Накануне 80-летия Великой Победы были торжественно отмечены лучшие региональные Советы молодых литераторов Союза писателей России. Церемония награждения прошла на главной сцене книжной ярмарки «Наши герои» на ВДНХ. В числе тех, кому посчастливилось принять награду из рук именитых коллег, оказался Андрей Калиниченко. И всё благодаря тому, что возглавляемая им студия молодых литераторов «Абрамовский большак» из Архангельска в очередной раз попала в топ. Для меня же это послужило поводом более подробно разузнать, как и чем живут один из самых северных СМЛ в стране и его рулевой в частности.

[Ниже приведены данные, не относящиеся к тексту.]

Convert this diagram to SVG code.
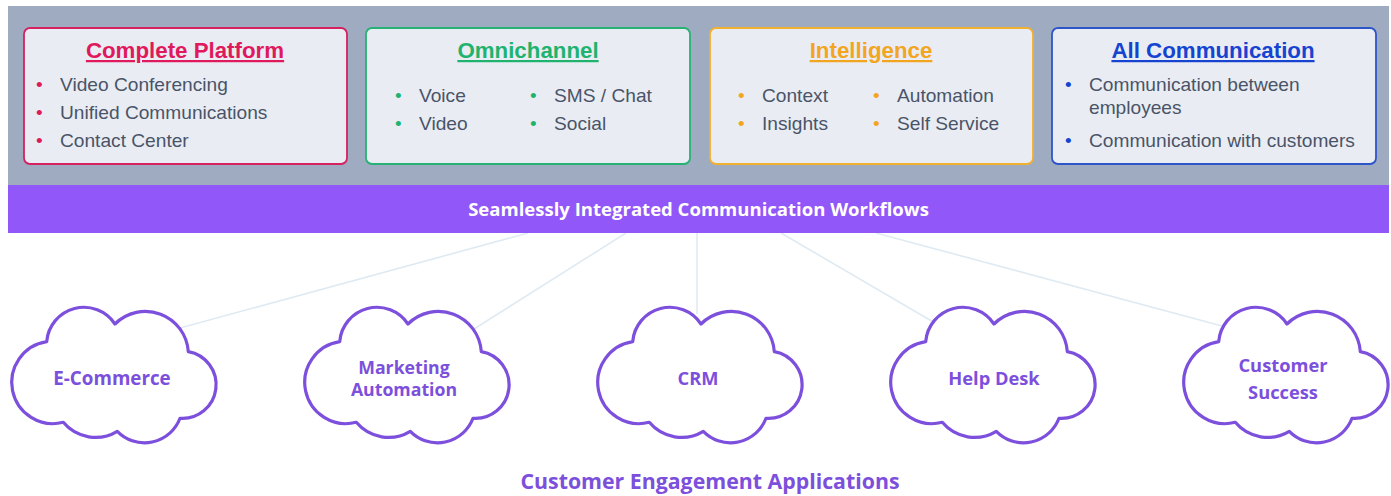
<svg xmlns="http://www.w3.org/2000/svg" width="1391" height="496" viewBox="0 0 1391 496">
<style>
.card{fill:#e9edf3;stroke-width:1.8}
.t{font:700 22.3px "Liberation Sans",Arial,sans-serif;text-anchor:middle;text-decoration:underline}
.b{font:19.15px "Liberation Sans",Arial,sans-serif;fill:#4a5468}
.d{font:19px "Liberation Sans",Arial,sans-serif}
.cl{fill:#fff;stroke:#7c4fdc;stroke-width:3.2;stroke-linejoin:round}
.cn{font:700 18.3px "Open Sans",sans-serif;fill:#7c4fdc;text-anchor:middle}
.c{stroke:#dfeaf2;stroke-width:1.6;fill:none}
</style>
<defs>
<path id="cloud" d="M115 324A43 43 0 0 1 188.300 351.700A33.600 33.600 0 0 1 180 418.300A38 38 0 0 1 117.300 431.300A42 42 0 0 1 63.300 422.300A41.200 41.200 0 1 1 46.700 341.700A37.300 37.300 0 0 1 115 324Z"/>
</defs>
<rect x="8" y="6" width="1381" height="180" fill="#9eabc1"/>
<g id="connectors">
<path class="c" d="M528 233L180 328M626 233L474 329M697 233V314M781 233L935 323M876 233L1222 326"/>
</g>
<g id="bar"><rect x="8" y="185" width="1381" height="48" fill="#9257f8"/>
<text x="698.500" y="215.500" text-anchor="middle" style="font:700 18.550px 'Open Sans',sans-serif" fill="#fff">Seamlessly Integrated Communication Workflows</text></g>
<g id="complete-platform">
<rect class="card" x="24" y="28" width="323" height="136" rx="6" stroke="#d6205f"/>
<text class="t" x="185" y="58" fill="#e0185c">Complete Platform</text>
<g class="d" fill="#e0185c"><text x="36" y="91">•</text><text x="36" y="119">•</text><text x="36" y="147">•</text></g>
<text class="b" x="60" y="91">Video Conferencing</text><text class="b" x="60" y="119">Unified Communications</text><text class="b" x="60" y="147">Contact Center</text>
</g>
<g id="omnichannel">
<rect class="card" x="366" y="28" width="324" height="136" rx="6" stroke="#25b274"/>
<text class="t" x="528" y="58" fill="#1fb36f">Omnichannel</text>
<g class="d" fill="#1fb36f"><text x="395" y="102">•</text><text x="395" y="130">•</text><text x="530" y="102">•</text><text x="530" y="130">•</text></g>
<text class="b" x="419" y="102">Voice</text><text class="b" x="419" y="130">Video</text><text class="b" x="554" y="102">SMS / Chat</text><text class="b" x="554" y="130">Social</text>
</g>
<g id="intelligence">
<rect class="card" x="710" y="28" width="323" height="136" rx="6" stroke="#f0b030"/>
<text class="t" x="871" y="58" fill="#f2a51f">Intelligence</text>
<g class="d" fill="#f2a51f"><text x="738" y="102">•</text><text x="738" y="130">•</text><text x="873" y="102">•</text><text x="873" y="130">•</text></g>
<text class="b" x="762" y="102">Context</text><text class="b" x="762" y="130">Insights</text><text class="b" x="897" y="102">Automation</text><text class="b" x="897" y="130">Self Service</text>
</g>
<g id="all-communication">
<rect class="card" x="1052" y="28" width="324" height="136" rx="6" stroke="#2d55c8"/>
<text class="t" x="1213" y="58" fill="#1643d0">All Communication</text>
<g class="d" fill="#1643d0"><text x="1065" y="91">•</text><text x="1065" y="147">•</text></g>
<text class="b" x="1089" y="91">Communication between<tspan x="1089" y="114">employees</tspan></text><text class="b" x="1089" y="147">Communication with customers</text>
</g>
<g id="e-commerce"><use href="#cloud" class="cl"/><text class="cn" x="112" y="385" style="font-size:18.8px">E-Commerce</text></g>
<g id="marketing-automation"><use href="#cloud" class="cl" x="293"/><text class="cn" x="404" y="373.500" style="font-size:17.700px">Marketing<tspan x="404" y="396">Automation</tspan></text></g>
<g id="crm"><use href="#cloud" class="cl" x="586"/><text class="cn" x="698" y="385">CRM</text></g>
<g id="help-desk"><use href="#cloud" class="cl" x="879"/><text class="cn" x="994" y="385">Help Desk</text></g>
<g id="customer-success"><use href="#cloud" class="cl" x="1172"/><text class="cn" x="1283" y="372">Customer<tspan x="1283" y="399">Success</tspan></text></g>
<text x="710" y="489" text-anchor="middle" style="font:700 21.300px 'Open Sans',sans-serif" fill="#7c4fdc">Customer Engagement Applications</text>
</svg>
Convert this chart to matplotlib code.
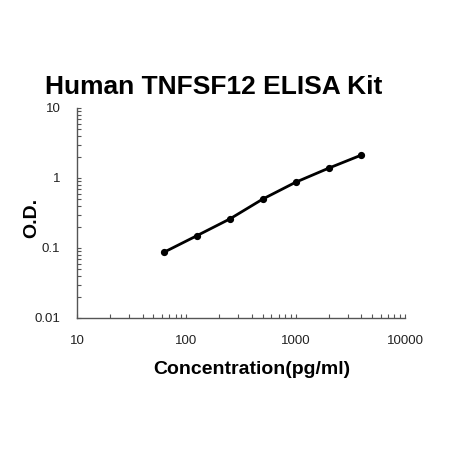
import numpy as np
import matplotlib.pyplot as plt
from matplotlib.ticker import LogLocator, FixedLocator, NullFormatter

plt.rcParams['font.family'] = ['Liberation Sans', 'DejaVu Sans']

# standard curve values
conc = [62.5, 125, 250, 500, 1000, 2000, 4000]
od = [0.087, 0.150, 0.26, 0.50, 0.87, 1.38, 2.13]
x_ticks = [10, 100, 1000, 10000]
y_ticks = [0.01, 0.1, 1, 10]

fig = plt.figure(figsize=(4.51, 4.5), dpi=100)
ax = fig.add_axes([77 / 451, 1 - 318 / 450, (405 - 77) / 451, (318 - 108) / 450])

ax.plot(conc, od, color='black', lw=2.0, marker='o', ms=4.2)

ax.set_xscale('log')
ax.set_yscale('log')
ax.set_xlim(10, 10000)
ax.set_ylim(0.01, 10)

ax.xaxis.set_major_locator(FixedLocator(x_ticks))
ax.yaxis.set_major_locator(FixedLocator(y_ticks))
ax.set_xticklabels([str(v) for v in x_ticks])
ax.set_yticklabels(['0.01', '0.1', '1', '10'])
ax.xaxis.set_minor_locator(LogLocator(base=10, subs=np.arange(2, 10)))
ax.yaxis.set_minor_locator(LogLocator(base=10, subs=np.arange(2, 10)))
ax.xaxis.set_minor_formatter(NullFormatter())
ax.yaxis.set_minor_formatter(NullFormatter())

ax.tick_params(which='major', direction='in', length=3, width=0.8, color='#555555',
               labelsize=9.5, labelcolor='#222222', pad=12)
ax.tick_params(which='minor', direction='in', length=3, width=0.8, color='#555555')

for s in ['top', 'right']:
    ax.spines[s].set_visible(False)
for s in ['left', 'bottom']:
    ax.spines[s].set_color('#555555')
    ax.spines[s].set_linewidth(1.0)

fig.text(214 / 451, 1 - 87 / 450, 'Human TNFSF12 ELISA Kit', fontsize=19,
         fontweight='bold', ha='center', va='center')
fig.text(252 / 451, 1 - 370 / 450, 'Concentration(pg/ml)', fontsize=14,
         fontweight='bold', ha='center', va='center')
fig.text(32 / 451, 1 - 218 / 450, 'O.D.', fontsize=14, fontweight='bold',
         ha='center', va='center', rotation=90)

fig.savefig('out.png', dpi=100)
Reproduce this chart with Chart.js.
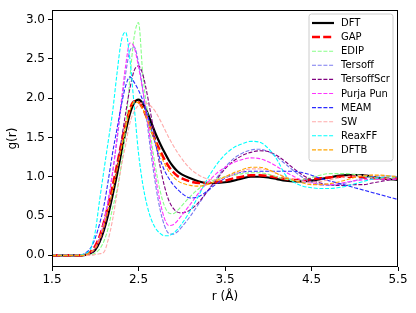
<!DOCTYPE html>
<html><head><meta charset="utf-8">
<script src="https://cdn.jsdelivr.net/npm/chart.js@4"></script>
<style>html,body{margin:0;padding:0;background:#fff}canvas{display:block}</style>
</head><body>
<canvas id="c" width="416" height="313"></canvas>
<script>
const r = [1.5,1.7,1.85,1.9,1.95,2.0,2.05,2.1,2.15,2.2,2.25,2.3,2.35,2.4,2.45,2.5,2.55,2.6,2.65,2.7,2.75,2.8,2.85,2.9,2.95,3.0,3.1,3.2,3.3,3.4,3.5,3.6,3.7,3.8,3.9,4.0,4.1,4.2,4.3,4.4,4.5,4.6,4.7,4.8,4.9,5.0,5.1,5.2,5.3,5.4,5.5];
const dft = [0,0,0,0.01,0.03,0.07,0.17,0.32,0.52,0.76,1.02,1.3,1.57,1.8,1.94,1.98,1.93,1.82,1.68,1.54,1.42,1.31,1.21,1.13,1.07,1.03,0.98,0.94,0.92,0.92,0.93,0.95,0.98,1.0,1.0,0.99,0.97,0.95,0.94,0.94,0.95,0.97,0.99,1.01,1.02,1.02,1.02,1.0,0.98,0.97,0.96];
const gap = [0,0,0,0.01,0.05,0.12,0.24,0.42,0.64,0.88,1.14,1.41,1.66,1.86,1.96,1.95,1.87,1.74,1.59,1.45,1.33,1.22,1.13,1.06,1.01,0.98,0.94,0.92,0.92,0.93,0.95,0.98,1.0,1.02,1.02,1.01,0.99,0.97,0.96,0.96,0.97,0.98,0.99,1.0,1.0,1.0,0.99,0.98,0.98,0.98,0.98];
const edip = [0,0,0,0,0.01,0.03,0.08,0.18,0.35,0.6,0.82,1.15,1.6,2.25,2.78,2.96,2.3,1.85,1.45,1.1,0.82,0.63,0.54,0.53,0.57,0.63,0.75,0.85,0.92,0.97,1.0,1.02,1.04,1.05,1.05,1.03,1.0,0.97,0.95,0.96,0.99,1.02,1.04,1.04,1.04,1.03,1.01,0.99,0.98,0.98,0.99];
const tersoff = [0,0,0,0.01,0.04,0.1,0.22,0.42,0.7,1.05,1.45,1.9,2.3,2.6,2.65,2.45,2.1,1.68,1.25,0.88,0.58,0.38,0.28,0.27,0.3,0.36,0.5,0.66,0.82,0.98,1.12,1.23,1.3,1.34,1.35,1.32,1.25,1.16,1.07,0.99,0.93,0.9,0.89,0.9,0.92,0.95,0.98,1.0,1.01,1.01,1.0];
const tersoffScr = [0,0,0,0.01,0.03,0.08,0.18,0.34,0.56,0.82,1.12,1.45,1.8,2.12,2.35,2.41,2.3,2.05,1.75,1.43,1.13,0.88,0.7,0.6,0.55,0.54,0.58,0.68,0.82,0.96,1.1,1.2,1.27,1.31,1.33,1.32,1.27,1.19,1.1,1.02,0.96,0.92,0.9,0.89,0.89,0.9,0.9,0.92,0.94,0.96,0.97];
const purjaPun = [0,0,0,0.01,0.04,0.1,0.22,0.42,0.7,1.05,1.48,1.95,2.4,2.7,2.65,2.4,2.1,1.75,1.35,0.98,0.68,0.47,0.38,0.39,0.44,0.51,0.65,0.8,0.93,1.04,1.12,1.18,1.22,1.24,1.23,1.19,1.13,1.06,1.0,0.95,0.92,0.9,0.9,0.91,0.93,0.95,0.96,0.97,0.97,0.97,0.97];
const meam = [0,0,0.01,0.04,0.1,0.22,0.4,0.63,0.95,1.3,1.6,1.9,2.15,2.27,2.2,2.1,1.97,1.8,1.6,1.4,1.22,1.08,0.98,0.9,0.84,0.79,0.73,0.75,0.82,0.91,0.98,1.03,1.06,1.07,1.07,1.07,1.07,1.07,1.07,1.05,1.02,0.98,0.95,0.92,0.89,0.86,0.83,0.8,0.77,0.74,0.71];
const sw = [0,0,0,0,0,0.01,0.02,0.04,0.2,0.45,0.78,1.12,1.4,1.68,1.83,1.91,1.94,1.93,1.89,1.82,1.72,1.61,1.5,1.4,1.31,1.23,1.1,1.02,0.97,0.96,0.99,1.03,1.07,1.1,1.1,1.08,1.04,1.0,0.96,0.94,0.93,0.94,0.96,0.98,1.0,1.01,1.02,1.02,1.01,1.0,1.0];
const reaxff = [0,0,0.01,0.03,0.09,0.3,0.7,1.08,1.45,1.82,2.3,2.72,2.84,2.5,1.9,1.3,0.9,0.63,0.45,0.34,0.28,0.25,0.25,0.28,0.33,0.4,0.57,0.77,0.98,1.15,1.28,1.37,1.42,1.45,1.44,1.36,1.22,1.02,0.93,0.88,0.86,0.85,0.85,0.86,0.88,0.91,0.94,0.97,0.99,1.0,1.0];
const dftb = [0,0,0,0.01,0.04,0.09,0.2,0.37,0.58,0.82,1.08,1.36,1.62,1.84,1.95,1.94,1.86,1.73,1.58,1.43,1.29,1.17,1.07,1.0,0.95,0.92,0.89,0.88,0.9,0.95,1.0,1.05,1.09,1.12,1.12,1.09,1.04,0.99,0.95,0.92,0.9,0.9,0.91,0.93,0.96,0.99,1.01,1.02,1.02,1.01,1.0];

const seriesLabels = ['DFT','GAP','EDIP','Tersoff','TersoffScr','Purja Pun','MEAM','SW','ReaxFF','DFTB'];
const seriesValues = [dft, gap, edip, tersoff, tersoffScr, purjaPun, meam, sw, reaxff, dftb];
const xTicks = [1.5, 2.5, 3.5, 4.5, 5.5];
const yTicks = [0, 0.5, 1.0, 1.5, 2.0, 2.5, 3.0];
const xTitle = 'r (Å)';
const yTitle = 'g(r)';

const styles = [
  {color:'#000000', width:2.2, dash:[]},
  {color:'#ff0000', width:2.5, dash:[8,3.2]},
  {color:'#88ff88', width:1.1, dash:[4,1.7]},
  {color:'#7b7bf0', width:1.1, dash:[4,1.7]},
  {color:'#800080', width:1.1, dash:[4,1.7]},
  {color:'#ff33ff', width:1.1, dash:[4,1.7]},
  {color:'#2a2aff', width:1.1, dash:[4,1.7]},
  {color:'#ffaaaa', width:1.1, dash:[4,1.7]},
  {color:'#00ffff', width:1.1, dash:[4,1.7]},
  {color:'#ffa500', width:1.1, dash:[4,1.7]}
];

const FONT = "'DejaVu Sans', sans-serif";

const datasets = seriesLabels.map((lab, i) => ({
  label: lab,
  data: r.map((x, j) => ({x: x, y: seriesValues[i][j]})),
  borderColor: styles[i].color,
  backgroundColor: styles[i].color,
  borderWidth: styles[i].width,
  borderDash: styles[i].dash,
  pointRadius: 0,
  fill: false,
  cubicInterpolationMode: 'monotone',
  order: seriesLabels.length - i
}));

const frameAndLegend = {
  id: 'frameAndLegend',
  afterDraw(chart) {
    const ctx = chart.ctx, ca = chart.chartArea;
    ctx.save();
    ctx.setLineDash([]);
    ctx.strokeStyle = '#000';
    ctx.lineWidth = 1;
    ctx.strokeRect(Math.round(ca.left) + 0.5, Math.round(ca.top) + 0.5,
                   Math.round(ca.right - ca.left) - 1, Math.round(ca.bottom - ca.top) - 1);
    const bx = 309, by = 14, bw = 84, bh = 147, rad = 2.5;
    ctx.beginPath();
    ctx.moveTo(bx + rad, by);
    ctx.lineTo(bx + bw - rad, by); ctx.quadraticCurveTo(bx + bw, by, bx + bw, by + rad);
    ctx.lineTo(bx + bw, by + bh - rad); ctx.quadraticCurveTo(bx + bw, by + bh, bx + bw - rad, by + bh);
    ctx.lineTo(bx + rad, by + bh); ctx.quadraticCurveTo(bx, by + bh, bx, by + bh - rad);
    ctx.lineTo(bx, by + rad); ctx.quadraticCurveTo(bx, by, bx + rad, by);
    ctx.closePath();
    ctx.fillStyle = 'rgba(255,255,255,0.8)';
    ctx.fill();
    ctx.strokeStyle = '#cccccc';
    ctx.lineWidth = 1;
    ctx.stroke();
    ctx.font = '10px ' + FONT;
    ctx.textBaseline = 'middle';
    ctx.textAlign = 'left';
    seriesLabels.forEach((lab, i) => {
      const y = 23 + i * 14.1;
      ctx.beginPath();
      ctx.setLineDash(styles[i].dash);
      ctx.strokeStyle = styles[i].color;
      ctx.lineWidth = styles[i].width;
      ctx.moveTo(312, y); ctx.lineTo(334, y);
      ctx.stroke();
      ctx.setLineDash([]);
      ctx.fillStyle = '#000';
      ctx.fillText(lab, 341, y + 0.5);
    });
    ctx.restore();
  }
};

new Chart(document.getElementById('c'), {
  type: 'line',
  data: { datasets: datasets },
  options: {
    responsive: false,
    devicePixelRatio: 1,
    animation: false,
    events: [],
    layout: { padding: { left: 0, right: 18, top: 10, bottom: 0 } },
    plugins: { legend: { display: false }, tooltip: { enabled: false } },
    scales: {
      x: {
        type: 'linear',
        min: 1.5, max: 5.5,
        afterBuildTicks: s => { s.ticks = xTicks.map(v => ({value: v})); },
        afterFit: s => { s.height = 46; },
        ticks: { font: { family: FONT, size: 12 }, color: '#000', padding: 2,
                 maxRotation: 0, autoSkip: false, callback: v => Number(v).toFixed(1) },
        grid: { drawOnChartArea: false, drawTicks: true, tickLength: 4, color: '#000', tickWidth: 1 },
        border: { display: false },
        title: { display: true, text: xTitle, font: { family: FONT, size: 12 }, color: '#000',
                 padding: { top: 0, bottom: 9 } }
      },
      y: {
        type: 'linear',
        min: -0.148, max: 3.118,
        afterBuildTicks: s => { s.ticks = yTicks.map(v => ({value: v})); },
        afterFit: s => { s.width = 52; },
        ticks: { font: { family: FONT, size: 12 }, color: '#000', padding: 3,
                 autoSkip: false, callback: v => Number(v).toFixed(1) },
        grid: { drawOnChartArea: false, drawTicks: true, tickLength: 4, color: '#000', tickWidth: 1 },
        border: { display: false },
        title: { display: true, text: yTitle, font: { family: FONT, size: 12 }, color: '#000',
                 padding: { top: 6, bottom: 0 } }
      }
    }
  },
  plugins: [frameAndLegend]
});
</script>
</body></html>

– Андрей, есть ли жизнь на Марсе? Шутка. На Севере, конечно же. Причём литературная жизнь. Да не абы какая, а по-настоящему кипучая, будоражащая умы, доказывающая, что не только в центральной части страны могут рождаться серьёзные книги.
– Есть. И ещё какая! Так, на этот вопрос я отвечаю в перерыве между прошедшей на днях «Открытой студией. Литературный Архангельск», где мы в 2025-м праздновали 90-летие писательской организации, и предстоящей поездкой на родину Фёдора Абрамова в рамках юбилейных мероприятий. Причём речь не о сугубо праздничной истории. «Открытая студия» проходит в День города Архангельска, и мы вот уже третий год подводим на ней итоги семинара-конкурса «Абрамовский большак» для молодых авторов. Не впервые в этот же день завершается и фестиваль «Белый июнь», успевший вырасти из книжного в мультикультурный. Кроме того, ежегодно, а не только в круглые или «полукруглые» даты, проходит фестиваль «А в Пекашине ставят стога…» в Верколе. По возвращении оттуда мы сразу начнём готовиться к проведению XII Межрегионального литературно-музыкального фестиваля Гринфест «Остров надежды», уже ставшего по факту международным. И в какую сторону от сегодняшнего дня ни посмотришь – в прошлое или будущее, там будут литературные мастерские и студийники, фестивали и конференции, другие мероприятия, способствующие рождению серьёзных книг, которые впоследствии могут увидеть свет в том числе и при поддержке собственного издательства Архангельского регионального отделения Союза писателей России.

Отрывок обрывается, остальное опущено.